Up to and including the line with "from matplotlib import pyplot as plt", write out the listing from its first line, minus the pictures.
-- DATASET EXCERPTS start --
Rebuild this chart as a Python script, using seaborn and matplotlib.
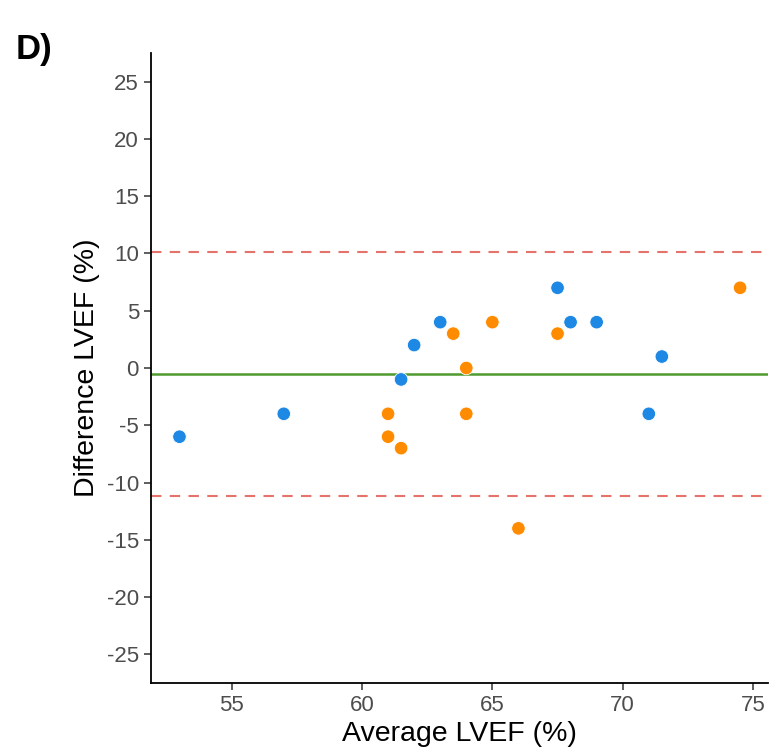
import numpy as np
import pandas as pd
import seaborn as sns
from matplotlib import pyplot as plt

# Bland-Altman data
blue_avg = [53, 57, 61.5, 62, 63, 67.5, 68, 69, 71.5, 71]
blue_diff = [-6, -4, -1, 2, 4, 7, 4, 4, 1, -4]
orange_avg = [63.5, 65, 64, 61, 64, 61, 61.5, 66, 67.5, 74.5]
orange_diff = [3, 4, 0, -4, -4, -6, -7, -14, 3, 7]
group_names = ['A', 'B']
group_colors = ['#1E88E5', '#FF8C00']
y_ticks = [-25, -20, -15, -10, -5, 0, 5, 10, 15, 20, 25]
x_ticks = [55, 60, 65, 70, 75]

df = pd.DataFrame({
    'avg': blue_avg + orange_avg,
    'diff': blue_diff + orange_diff,
    'group': [group_names[0]] * len(blue_avg) + [group_names[1]] * len(orange_avg),
})

mean_diff = df['diff'].mean()
sd_diff = df['diff'].std()
upper = mean_diff + 1.96 * sd_diff
lower = mean_diff - 1.96 * sd_diff

sns.set_style('white')
plt.rcParams['font.family'] = ['Liberation Sans', 'DejaVu Sans']
plt.rcParams['axes.unicode_minus'] = False

fig = plt.figure(figsize=(7.79, 7.55), dpi=100)
ax = fig.add_axes([0.1944, 0.0954, 0.7916, 0.8344])

ax.axhline(upper, color='#E5736B', linestyle=(0, (5, 4)), linewidth=1.5, zorder=1)
ax.axhline(lower, color='#E5736B', linestyle=(0, (5, 4)), linewidth=1.5, zorder=1)
ax.axhline(mean_diff, color='#4F9A2E', linewidth=1.8, zorder=1)

sns.scatterplot(data=df, x='avg', y='diff', hue='group', palette=group_colors,
                s=95, edgecolor='white', linewidth=0.6, legend=False, ax=ax, zorder=3)

xr = df['avg'].max() - df['avg'].min()
ax.set_xlim(df['avg'].min() - 0.05 * xr, df['avg'].max() + 0.05 * xr)
ax.set_ylim(-27.5, 27.5)
ax.set_xticks(x_ticks)
ax.set_yticks(y_ticks)

sns.despine(ax=ax)
for side in ['left', 'bottom']:
    ax.spines[side].set_color('black')
    ax.spines[side].set_linewidth(1.3)
ax.tick_params(axis='both', direction='out', length=5, width=1.1, color='#333333',
               labelsize=16, labelcolor='#4D4D4D', pad=4, left=True, bottom=True)

ax.set_xlabel('Average LVEF (%)', fontsize=20.5, color='black', labelpad=3)
ax.set_ylabel('Difference LVEF (%)', fontsize=20.5, color='black', labelpad=5)

fig.text(0.02, 0.935, 'D)', fontsize=25, fontweight='heavy', color='black', va='center')

plt.savefig('out.png', dpi=100)
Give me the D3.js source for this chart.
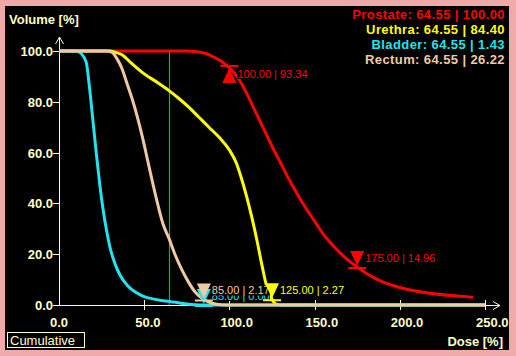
<!DOCTYPE html>
<html><head><meta charset="utf-8">
<script src="https://cdn.jsdelivr.net/npm/d3@7"></script>
<style>
html,body{margin:0;padding:0;background:#f2a9a9;}
svg{display:block;}
text{font-family:"Liberation Sans",Arial,sans-serif;}
</style></head>
<body>
<svg id="c" width="516" height="356"></svg>
<script>
// ---- data ----
const xTicks = [0, 50, 100, 150, 200, 250];
const yTicks = [0, 20, 40, 60, 80, 100];
const structures = ["Prostate", "Urethra", "Bladder", "Rectum"];
const colors = ["#ff0000", "#ffff00", "#22e4ee", "#f0c9a2"];
const legendDose = [64.55, 64.55, 64.55, 64.55];
const legendVol = [100.00, 84.40, 1.43, 26.22];
const cursorDose = 64.55;

const prostateDose = [0, 75, 80, 85, 90, 95, 100, 105, 110, 115, 120, 125, 130, 135, 140, 145, 150, 155, 160, 165, 170, 175, 180, 185, 190, 200, 210, 220, 230, 240, 243];
const prostateVol  = [100, 100, 99.8, 99.2, 97.9, 96.1, 93.34, 89.5, 83.5, 76.5, 69.5, 62.5, 56, 49.5, 43.5, 38, 33, 28, 24, 20.5, 17.5, 14.96, 12.6, 10.7, 9.1, 6.9, 5.4, 4.4, 3.7, 3.2, 3.0];
const urethraDose = [0, 30, 33, 37, 42, 50, 58, 64.55, 70, 76, 82, 88, 94, 100, 104, 107, 110, 113, 116, 119, 122, 125, 127, 130, 250];
const urethraVol  = [100, 100, 99.5, 98.5, 95.5, 91, 87.5, 84.4, 81.5, 78, 74, 70, 66, 61, 56, 50, 43, 35, 26, 16, 7, 2.27, 0.5, 0, 0];
const bladderDose = [0, 10, 13, 16, 18, 20, 22, 24, 26, 28, 30, 33, 36, 40, 45, 50, 55, 60, 64.55, 70, 75, 80, 85, 250];
const bladderVol  = [100, 100, 99, 95.5, 85, 72, 59, 47, 37, 29, 22.5, 16, 11.5, 7.8, 5, 3.3, 2.4, 1.8, 1.43, 0.9, 0.4, 0.1, 0, 0];
const rectumDose = [0, 28, 31, 34, 37, 40, 43, 46, 49, 52, 55, 58, 61, 64.55, 68, 72, 76, 80, 85, 90, 95, 100, 250];
const rectumVol  = [100, 100, 99.5, 97, 93, 87, 81, 74, 66, 57, 48, 39.5, 32, 26.22, 20, 14, 9, 5, 2.17, 0.7, 0.1, 0, 0];

// markers: structure index, dose, volume, direction
const markerStruct = [0, 0, 2, 3, 1];
const markerDose = [100.00, 175.00, 85.00, 85.00, 125.00];
const markerVol = [93.34, 14.96, 0.00, 2.17, 2.27];
const markerDir = ["up", "down", "down", "down", "down"];

// ---- drawing ----
const svg = d3.select("#c");
const axisCol = "#ffffc4";
svg.append("rect").attr("x", 5).attr("y", 6).attr("width", 504).attr("height", 344).attr("fill", "#000");

const x = d3.scaleLinear().domain([0, 250]).range([59, 485]);
const y = d3.scaleLinear().domain([0, 100]).range([305, 51]);

// axes
const ax = svg.append("g").attr("stroke", axisCol).attr("stroke-width", 1).attr("fill", "none");
ax.append("line").attr("x1", x(0)).attr("x2", 500).attr("y1", y(0) + 0.5).attr("y2", y(0) + 0.5);
ax.append("path").attr("d", `M493,${y(0) - 3.5}L500,${y(0) + 0.5}L493,${y(0) + 4.5}`);
ax.append("line").attr("x1", x(0) + 0.5).attr("x2", x(0) + 0.5).attr("y1", y(0)).attr("y2", 37);
ax.append("path").attr("d", `M${x(0) - 3.5},44L${x(0) + 0.5},37L${x(0) + 4.5},44`);
xTicks.forEach(t => {
  if (t === 0) return;
  ax.append("line").attr("x1", Math.round(x(t)) + 0.5).attr("x2", Math.round(x(t)) + 0.5).attr("y1", y(0) - 5).attr("y2", y(0) + 5);
});
yTicks.forEach(t => {
  ax.append("line").attr("x1", x(0) - 6).attr("x2", x(0) + (t === 0 ? 5 : 0)).attr("y1", Math.round(y(t)) + 0.5).attr("y2", Math.round(y(t)) + 0.5);
});
const fmt = d3.format(".1f");
svg.append("g").selectAll("text").data(xTicks).join("text")
  .attr("x", d => x(d) - 9).attr("y", 327).attr("fill", axisCol)
  .attr("font-size", 13).attr("font-weight", "bold").text(d => fmt(d));
svg.append("g").selectAll("text").data(yTicks).join("text")
  .attr("x", 53).attr("y", d => y(d) + 5).attr("text-anchor", "end").attr("fill", axisCol)
  .attr("font-size", 13).attr("font-weight", "bold").text(d => fmt(d));

svg.append("text").attr("x", 9).attr("y", 24).attr("fill", axisCol).attr("font-size", 13).attr("font-weight", "bold").text("Volume [%]");
svg.append("text").attr("x", 503).attr("y", 346).attr("text-anchor", "end").attr("fill", axisCol).attr("font-size", 13).attr("font-weight", "bold").text("Dose [%]");
svg.append("rect").attr("x", 7.5).attr("y", 332.5).attr("width", 77).attr("height", 15).attr("fill", "none").attr("stroke", axisCol);
svg.append("text").attr("x", 10).attr("y", 345).attr("fill", axisCol).attr("font-size", 13).text("Cumulative");

// cursor line
svg.append("line").attr("x1", Math.round(x(cursorDose)) + 0.5).attr("x2", Math.round(x(cursorDose)) + 0.5)
  .attr("y1", y(100)).attr("y2", y(0)).attr("stroke", "#10c010").attr("stroke-width", 1.2);

// curves
const series = [
  [prostateDose, prostateVol],
  [urethraDose, urethraVol],
  [bladderDose, bladderVol],
  [rectumDose, rectumVol]
];
const line = d3.line().x(d => x(d[0])).y(d => y(d[1])).curve(d3.curveMonotoneX);
series.forEach((s, i) => {
  const pts = s[0].map((d, j) => [d, s[1][j]]);
  svg.append("path").attr("d", line(pts)).attr("fill", "none").attr("stroke", colors[i]).attr("stroke-width", 3).attr("stroke-linejoin", "round");
});

// markers
const mfmt = d3.format(".2f");
markerDose.forEach((d, i) => {
  const c = colors[markerStruct[i]];
  const px = x(d), py = y(markerVol[i]);
  const g = svg.append("g");
  if (markerDir[i] === "up") {
    g.append("path").attr("d", `M${px},${py}L${px - 7},${py + 15}L${px + 7},${py + 15}Z`).attr("fill", c);
    g.append("line").attr("x1", px - 9).attr("x2", px + 9).attr("y1", py - 2).attr("y2", py - 2).attr("stroke", c).attr("stroke-width", 2);
  } else {
    g.append("path").attr("d", `M${px},${py - 1}L${px - 7},${py - 16}L${px + 7},${py - 16}Z`).attr("fill", c);
    g.append("line").attr("x1", px - 9).attr("x2", px + 9).attr("y1", py + 1).attr("y2", py + 1).attr("stroke", c).attr("stroke-width", 2);
  }
  const ty = markerDir[i] === "up" ? py + 10 : py - 5;
  const t = g.append("text").attr("x", px + 8).attr("y", ty).attr("fill", c).attr("font-size", 11)
    .text(mfmt(d) + " | " + mfmt(markerVol[i]));
  const bb = t.node().getBBox();
  g.insert("rect", "text").attr("x", bb.x).attr("y", bb.y + 1).attr("width", bb.width).attr("height", bb.height - 2).attr("fill", "#000");
});

// legend
structures.forEach((s, i) => {
  svg.append("text").attr("x", 505).attr("y", 19 + i * 15).attr("text-anchor", "end")
    .attr("fill", colors[i]).attr("font-size", 13).attr("font-weight", "bold").attr("letter-spacing", 0.4)
    .text(`${s}: ${legendDose[i].toFixed(2)} | ${legendVol[i].toFixed(2)}`);
});
</script>
</body></html>
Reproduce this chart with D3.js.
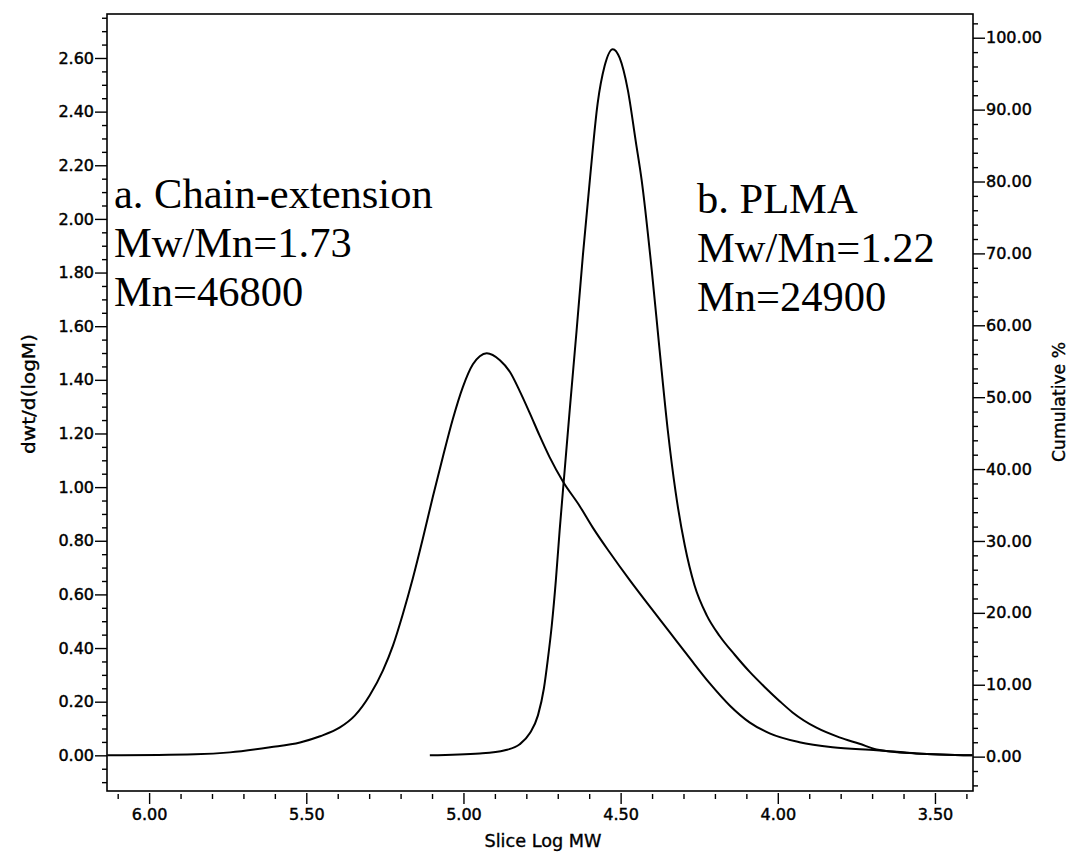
<!DOCTYPE html>
<html>
<head>
<meta charset="utf-8">
<script src="https://cdn.jsdelivr.net/npm/d3@7"></script>
<style>
  html, body { margin: 0; padding: 0; background: #fff; }
  svg { display: block; }
  .tick text { font-family: "DejaVu Sans", sans-serif; font-size: 16px; fill: #000; stroke: #000; stroke-width: 0.45; }
  .tick line { stroke: #000; stroke-width: 1.4; }
  .ttl { font-family: "DejaVu Sans", sans-serif; font-size: 17px; fill: #000; stroke: #000; stroke-width: 0.35; }
  .note { font-family: "Liberation Serif", "Times New Roman", serif; font-size: 42.5px; fill: #000; }
</style>
</head>
<body>
<script>
// GPC 分子量分布：a. 扩链产物 / b. PLMA，横轴 Slice Log MW 反向
const X_DOMAIN = [6.134, 3.379];
const Y_LEFT_DOMAIN = [-0.133, 2.764];
const Y_RIGHT_DOMAIN = [-4.78, 103.3];

const X_TICKS = [6.00, 5.50, 5.00, 4.50, 4.00, 3.50];
const Y_LEFT_TICKS = [0.00, 0.20, 0.40, 0.60, 0.80, 1.00, 1.20, 1.40, 1.60, 1.80, 2.00, 2.20, 2.40, 2.60];
const Y_RIGHT_TICKS = [0, 10, 20, 30, 40, 50, 60, 70, 80, 90, 100];

// a. Chain-extension
const LOGMW_A = [6.133, 5.854, 5.743, 5.615, 5.520, 5.456, 5.393, 5.345, 5.298, 5.256, 5.224, 5.193,
  5.161, 5.129, 5.097, 5.065, 5.034, 5.002, 4.970, 4.948, 4.926, 4.884, 4.852, 4.821, 4.789, 4.757,
  4.726, 4.684, 4.630, 4.589, 4.535, 4.471, 4.408, 4.344, 4.280, 4.217, 4.153, 4.090, 4.026, 3.931,
  3.826, 3.686, 3.559, 3.381];
const DWT_A = [0, 0.004, 0.011, 0.030, 0.048, 0.071, 0.104, 0.149, 0.224, 0.317, 0.410, 0.526,
  0.660, 0.809, 0.966, 1.115, 1.253, 1.373, 1.458, 1.488, 1.499, 1.473, 1.429, 1.358, 1.276, 1.190,
  1.112, 1.022, 0.929, 0.850, 0.757, 0.653, 0.556, 0.459, 0.362, 0.269, 0.186, 0.123, 0.082, 0.049,
  0.030, 0.019, 0.007, 0];

// b. PLMA
const LOGMW_B = [5.107, 4.948, 4.868, 4.821, 4.789, 4.763, 4.744, 4.732, 4.719, 4.706, 4.694, 4.678,
  4.662, 4.640, 4.620, 4.598, 4.573, 4.551, 4.525, 4.503, 4.477, 4.452, 4.433, 4.401, 4.376, 4.350,
  4.325, 4.296, 4.265, 4.226, 4.185, 4.137, 4.090, 4.042, 3.994, 3.953, 3.877, 3.804, 3.740, 3.686,
  3.559, 3.381];
const DWT_B = [0, 0.007, 0.019, 0.041, 0.082, 0.149, 0.250, 0.354, 0.485, 0.653, 0.839, 1.063,
  1.287, 1.585, 1.865, 2.144, 2.432, 2.570, 2.633, 2.600, 2.480, 2.290, 2.144, 1.809, 1.511, 1.212,
  0.981, 0.783, 0.634, 0.522, 0.445, 0.375, 0.312, 0.255, 0.202, 0.160, 0.103, 0.067, 0.043, 0.022,
  0.007, 0];

const NOTE_A = ["a. Chain-extension", "Mw/Mn=1.73", "Mn=46800"];
const NOTE_B = ["b. PLMA", "Mw/Mn=1.22", "Mn=24900"];

(() => {
  const W = 1070, H = 853;
  const ML = 107, MT = 14, MR = 97, MB = 62;

  const svg = d3.select("body").append("svg").attr("width", W).attr("height", H);

  const x = d3.scaleLinear().domain(X_DOMAIN).range([ML, W - MR]);
  const y = d3.scaleLinear().domain(Y_LEFT_DOMAIN).range([H - MB, MT]);
  const y2 = d3.scaleLinear().domain(Y_RIGHT_DOMAIN).range([H - MB, MT]);

  const near = (v, arr) => arr.some(t => Math.abs(t - v) < 1e-6);

  // 次刻度
  const xMinor = d3.range(61, 33, -1).map(v => v / 10).filter(v => !near(v, X_TICKS));
  const yMinor = d3.range(-2, 56).map(v => v * 0.05).filter(v => !near(v, Y_LEFT_TICKS));
  const y2Minor = d3.range(-2, 52).map(v => v * 2).filter(v => !near(v, Y_RIGHT_TICKS));

  // x 轴（刻度线与轴线之间留一点空隙）
  svg.append("g").attr("transform", `translate(0,${H - MB + 3})`)
    .call(d3.axisBottom(x).tickValues(xMinor).tickSize(5).tickFormat(""))
    .call(g => g.select(".domain").remove());
  svg.append("g").attr("transform", `translate(0,${H - MB + 2})`)
    .call(d3.axisBottom(x).tickValues(X_TICKS).tickSize(11).tickPadding(5).tickFormat(d3.format(".2f")))
    .call(g => g.select(".domain").remove());

  // 左轴
  svg.append("g").attr("transform", `translate(${ML},0)`)
    .call(d3.axisLeft(y).tickValues(yMinor).tickSize(5).tickFormat(""))
    .call(g => g.select(".domain").remove());
  svg.append("g").attr("transform", `translate(${ML},0)`)
    .call(d3.axisLeft(y).tickValues(Y_LEFT_TICKS).tickSize(12).tickPadding(1).tickFormat(d3.format(".2f")))
    .call(g => g.select(".domain").remove());

  // 右轴
  svg.append("g").attr("transform", `translate(${W - MR},0)`)
    .call(d3.axisRight(y2).tickValues(y2Minor).tickSize(5).tickFormat(""))
    .call(g => g.select(".domain").remove());
  svg.append("g").attr("transform", `translate(${W - MR},0)`)
    .call(d3.axisRight(y2).tickValues(Y_RIGHT_TICKS).tickSize(12).tickPadding(1).tickFormat(d3.format(".2f")))
    .call(g => g.select(".domain").remove());

  // 边框
  svg.append("rect").attr("x", ML).attr("y", MT)
    .attr("width", W - MR - ML).attr("height", H - MB - MT)
    .attr("fill", "none").attr("stroke", "#000").attr("stroke-width", 1.6);

  // 曲线
  const line = d3.line().x(d => x(d[0])).y(d => y(d[1])).curve(d3.curveMonotoneX);
  [[LOGMW_A, DWT_A], [LOGMW_B, DWT_B]].forEach(([lx, ly]) => {
    svg.append("path").datum(lx.map((v, i) => [v, ly[i]]))
      .attr("d", line).attr("fill", "none")
      .attr("stroke", "#000").attr("stroke-width", 2).attr("stroke-linejoin", "round");
  });

  // 轴标题
  svg.append("text").attr("class", "ttl")
    .attr("transform", `translate(35,394) rotate(-90)`).attr("text-anchor", "middle")
    .attr("textLength", 120).attr("lengthAdjust", "spacingAndGlyphs")
    .text("dwt/d(logM)");
  svg.append("text").attr("class", "ttl")
    .attr("transform", `translate(1065,402) rotate(-90)`).attr("text-anchor", "middle")
    .attr("textLength", 120).attr("lengthAdjust", "spacingAndGlyphs")
    .text("Cumulative %");
  svg.append("text").attr("class", "ttl")
    .attr("x", 543).attr("y", 847).attr("text-anchor", "middle")
    .attr("textLength", 117).attr("lengthAdjust", "spacingAndGlyphs")
    .text("Slice Log MW");

  // 注记
  NOTE_A.forEach((t, i) => svg.append("text").attr("class", "note")
    .attr("x", 114).attr("y", 208 + i * 49).text(t));
  NOTE_B.forEach((t, i) => svg.append("text").attr("class", "note")
    .attr("x", 697).attr("y", 213 + i * 49).text(t));
})();
</script>
</body>
</html>
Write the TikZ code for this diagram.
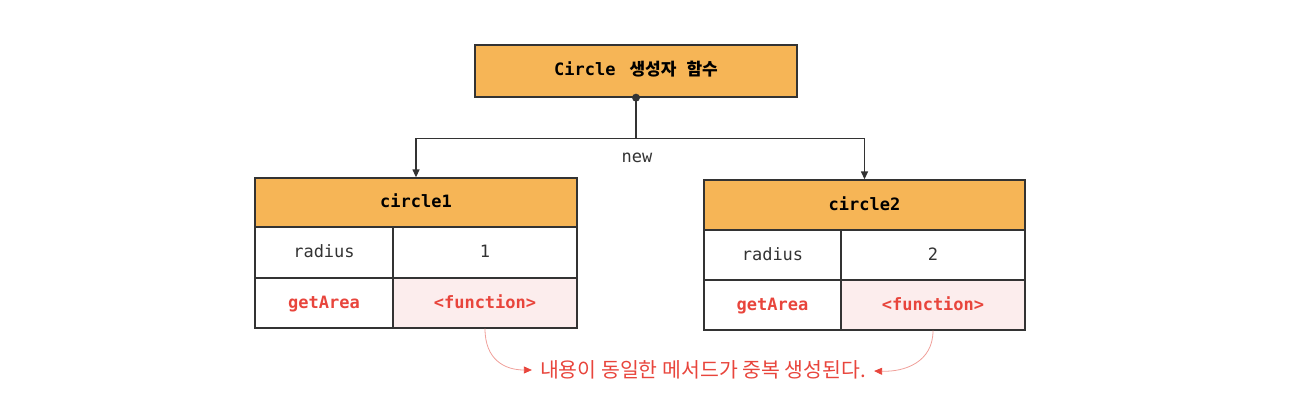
-- DATASET EXCERPTS end --
* [SOLUTION]:
Rebuild this chart as a Python script, using seaborn and matplotlib.
import numpy as np
import pandas as pd
import seaborn as sns
from matplotlib import pyplot as plt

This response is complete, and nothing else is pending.